Я видел
Я был и знаю, потому что видел. Вокруг меня люди, которые родились позже, но мне все кажется, что и им известно кое-что из моего опыта. На самом же деле они ничего не знают, а если и знают, то через пятое на десятое. То же самое относится и к подробностям моей биографии, и к книгам, которые я написал. Мы воображаем, что другие следят за этим и что это им интересно. Они что-то там слыхали, но смутно и неточно. Какая-то из книг попала им в руки, и по ней они судят об остальных книгах.
Раздельность
Представление о раздельности души и тела как бы заложено в нашем разуме, и верить в рассказы о духах нам так же легко, как и нашим предкам тысячи лет назад.
Если бы
Если бы можно было верить, что со смертью все кончится! Тогда бы мы не боялись, что нам будут; показывать наши дела под громогласный хохот. Или что мы будем с ясным сознанием взирать на любимое свое захолустье, не в силах предотвратить людские ошибки и преступления. И вспомнится тревога Мицкевича, говорившего, что дух мало что может без тела.
Нравы
Бесконечны возможности рода человеческого в области нравов и моды. Только представить себе, каковы были эти нравы сто, тысячу, пять тысяч лет назад. Но одно оставалось неизменным: все крутилось вокруг наготы, явной или скрытой, мужчины и женщины и их полового акта. Испражнения, менструация, совокупление, беременность: есть культуры, в которых это маскировалось, и культуры, в которых можно было говорить об этом свободно.
Благородство
Когда я пребывал, как говорится, в согласии с Богом и миром, то чувствовал себя не в своей тарелке, словно кем-то прикидывался. А вновь оказавшись в шкуре грешника и маловера, обретал свою подлинность. Так повторялось в моей жизни не раз. Мне, безусловно, нравился собственный благородный образ, но едва я нацеплял такую личину, совесть подсказывала, что это обман — и других, и себя.

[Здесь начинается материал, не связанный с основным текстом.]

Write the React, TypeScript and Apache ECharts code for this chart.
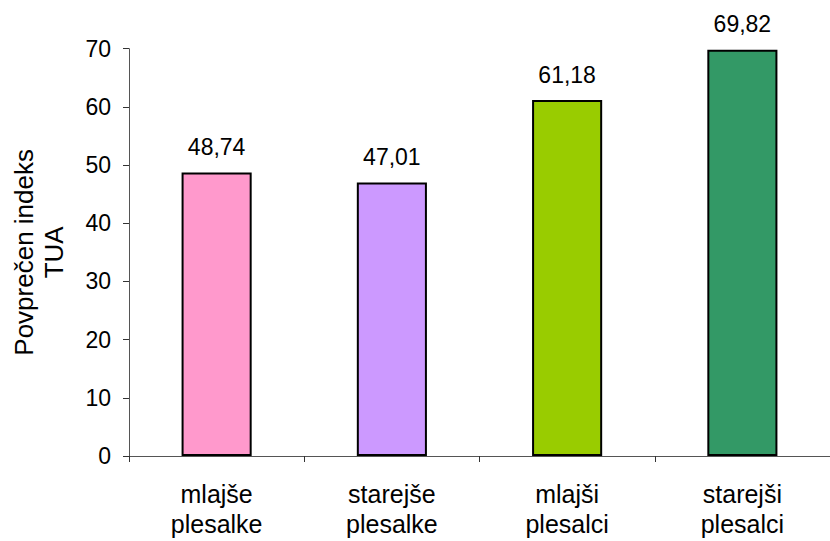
import React, { useEffect, useRef } from "react";
import * as echarts from "echarts";

const categories = ["mlajše\nplesalke", "starejše\nplesalke", "mlajši\nplesalci", "starejši\nplesalci"];
const values = [48.74, 47.01, 61.18, 69.82];
const barColors = ["#FF99CC", "#CC99FF", "#99CC00", "#339966"];
const yTicks = { min: 0, max: 70, interval: 10 };
const yName = "Povprečen indeks\nTUA";

const FONT = "Liberation Sans, Arial, sans-serif";

export default function App() {
  const ref = useRef<HTMLDivElement>(null);
  useEffect(() => {
    const chart = echarts.init(ref.current!, undefined, { renderer: "svg" });
    chart.setOption({
      animation: false,
      backgroundColor: "#ffffff",
      grid: { left: 129, right: -10, top: 48.7, bottom: 85, containLabel: false },
      xAxis: {
        type: "category",
        data: categories,
        axisLine: { lineStyle: { color: "#555555", width: 1 } },
        axisTick: { show: true, length: 6, inside: false, lineStyle: { color: "#333333" } },
        axisLabel: {
          color: "#000000",
          fontFamily: FONT,
          fontSize: 25,
          lineHeight: 30,
          margin: 23,
          interval: 0,
        },
      },
      yAxis: {
        type: "value",
        min: yTicks.min,
        max: yTicks.max,
        interval: yTicks.interval,
        name: yName,
        nameLocation: "middle",
        nameGap: 60,
        nameRotate: 90,
        nameTextStyle: {
          color: "#000000",
          fontFamily: FONT,
          fontSize: 26,
          lineHeight: 30,
          align: "center",
        },
        splitLine: { show: false },
        axisLine: { show: true, lineStyle: { color: "#555555", width: 1 } },
        axisTick: { show: true, length: 6, lineStyle: { color: "#333333" } },
        axisLabel: {
          color: "#000000",
          fontFamily: FONT,
          fontSize: 23,
          margin: 18,
        },
      },
      series: [
        {
          type: "bar",
          barWidth: "40%",
          data: values.map((v, i) => ({
            value: v,
            itemStyle: { color: barColors[i], borderColor: "#000000", borderWidth: 2 },
          })),
          label: {
            show: true,
            position: "top",
            distance: 14,
            color: "#000000",
            fontFamily: FONT,
            fontSize: 23,
            formatter: (p: any) => Number(p.value).toFixed(2).replace(".", ","),
          },
        },
      ],
    });
    return () => chart.dispose();
  }, []);
  return <div ref={ref} style={{ width: 830, height: 541, position: "absolute", left: 0, top: 0 }} />;
}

Понятие sacrum необходимо, но оно невозможно без осознания своей греховности. Я нечист, я грешник, я недостойная личность, и даже не из-за своих поступков, а по причине сидящего во мне зла. И только признав, что нет у меня оснований метить слишком высоко, я чувствую себя самим собой.
85 лет
Ах, этот мой юбилей, эти цветы, аплодисменты, тосты. Если бы стало известно, о чем я думаю! Этакий бесстрастный подсчет прибылей и убытков. Убытки — фальшивые слова, вышедшие из-под моего пера, слова, которых не вернешь, ибо они напечатаны и останутся навсегда, причем они-то и окажутся самыми привлекательными и будут чаще всего повторяться. И я спрашивал себя: неужели за то, чтобы написать сколько-то действительно хороших вещей, нужно расплачиваться не только изломанной жизнью, как я, но и шелухой, сором на пути к нескольким поистине чистым знакам?
Все не так
Восемьдесят пятый день рождения, слава и почести в избытке. И все время словно другим, внутренним слухом прислушиваешься к чтению приговора. Да, так и должно было случиться, я предчувствовал это в ранней молодости. Но твой дар не заслужен, и ты это сознаешь. Кругом болтают, болтают, а я иду к трону Судии со своей безобразной душой.